As Acemoglu and Robinson point out on their blog, for them, this research was an academic modeling exercise, not a paper that they seemed to believe would garner a good deal of public debate. They make a fairly impassioned argument that there is a difference between this effort and the kind of engagement economists usually do in the public sphere:
When one writes a blog, a newspaper column or a general commentary on economic and policy matters, this often distills well-understood and broadly-accepted notions in economics and draws its implications for a particular topic.
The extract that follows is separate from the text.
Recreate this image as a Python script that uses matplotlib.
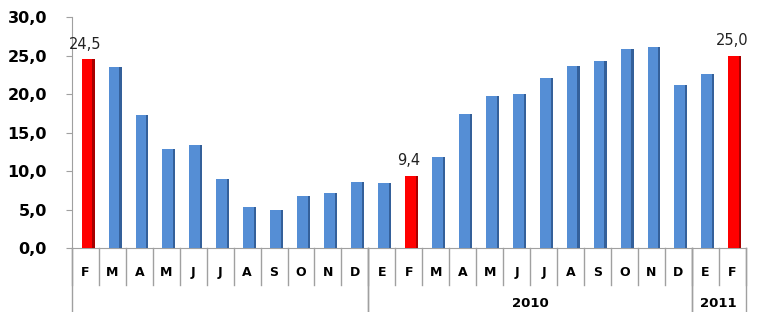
import numpy as np
import matplotlib.pyplot as plt
from matplotlib.transforms import blended_transform_factory

meses = ["F", "M", "A", "M", "J", "J", "A", "S", "O", "N", "D",
         "E", "F", "M", "A", "M", "J", "J", "A", "S", "O", "N", "D",
         "E", "F"]
valores = [24.5, 23.5, 17.3, 12.9, 13.4, 9.0, 5.3, 5.0, 6.8, 7.2, 8.6,
           8.4, 9.4, 11.8, 17.4, 19.7, 20.0, 22.1, 23.6, 24.3, 25.9, 26.1, 21.2,
           22.6, 25.0]
destacados = [0, 12, 24]
etiquetas = {0: "24,5", 12: "9,4", 24: "25,0"}
anios = [("", 0, 11), ("2010", 11, 23), ("2011", 23, 25)]

azul, azul_osc = "#558ed5", "#34609a"
rojo, rojo_osc = "#ff0000", "#a80000"

fig = plt.figure(figsize=(7.57, 3.12), dpi=100)
ax = fig.add_axes([0.095, 0.205, 0.890, 0.740])

x = np.arange(len(valores))
cols = [rojo if i in destacados else azul for i in x]
cols_osc = [rojo_osc if i in destacados else azul_osc for i in x]
ax.bar(x + 0.1, valores, width=0.48, color=cols, zorder=3)
ax.bar(x + 0.30, valores, width=0.08, color=cols_osc, zorder=3)

for i, txt in etiquetas.items():
    ax.text(i, valores[i] + 1.0, txt, ha="center", va="bottom", fontsize=10.5,
            color="#222222")

ax.set_xlim(-0.5, len(valores) - 0.5)
ax.set_ylim(0, 30)
ax.set_yticks(np.arange(0, 31, 5))
ax.set_yticklabels([f"{v:.1f}".replace(".", ",") for v in np.arange(0, 31, 5)],
                   fontsize=11.5, fontweight="bold")
ax.set_xticks([])
for s in ["top", "right"]:
    ax.spines[s].set_visible(False)
ax.spines["left"].set_color("#a0a0a0")
ax.spines["bottom"].set_color("#a0a0a0")
ax.tick_params(axis="y", color="#a0a0a0", length=4, pad=14)

tr = blended_transform_factory(ax.transData, ax.transAxes)
for i, m in enumerate(meses):
    ax.text(i, -0.105, m, transform=tr, ha="center", va="center",
            fontsize=9, fontweight="bold")
for b in np.arange(len(meses) + 1) - 0.5:
    ax.plot([b, b], [0, -0.16], transform=tr, color="#a0a0a0", lw=1,
            clip_on=False)
for nombre, ini, fin in anios:
    for b in [ini - 0.5, fin - 0.5]:
        ax.plot([b, b], [0, -0.28], transform=tr, color="#a0a0a0", lw=1,
                clip_on=False)
    if nombre:
        ax.text((ini + fin - 1) / 2, -0.24, nombre, transform=tr,
                ha="center", va="center", fontsize=9.5, fontweight="bold")

fig.savefig("out.png", dpi=100)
In original academic research (especially theoretical research), the point is not so much to apply already accepted notions in a slightly different context or draw their implications for recent policy debates, but to draw new parallels between apparently disparate topics or propositions, and potentially ask new questions in a way that changes some part of an academic debate.
When I read Acemoglu, Robinson, and Thierry’s paper, I was struck by many of the same reactions to the model that many others have commented on, such as whether high inequality really does lead to innovation, whether how they measure patents really gets at whether a country is innovative, and whether characterizing Sweden as entirely equal and non-innovative was a useful model, but I think that, ultimately, what is most interesting about this debate is the role of economic modeling and theorizing in policy debates. Many quickly commented on the working paper because the authors have a widely-read blog and because they are dipping their toes into policy debates, giving advice on what makes countries grow. So, people who care about these questions are paying attention to what they say.
I think we should take them at their word: When economists write for academic audiences (or for each other), this is not work that should be lifted up wholesale as doctrines for economic policy making. As the past few months have shown, giving too much credibility to economists before their research has been found to fit the evidence doesn’t make good policy. It’s great that we have academics trying to sort out what makes economies grow and we need to give them room to find answers that make sense in the real world. But, let’s not pretend that an untested model actually has anything to do with the real world.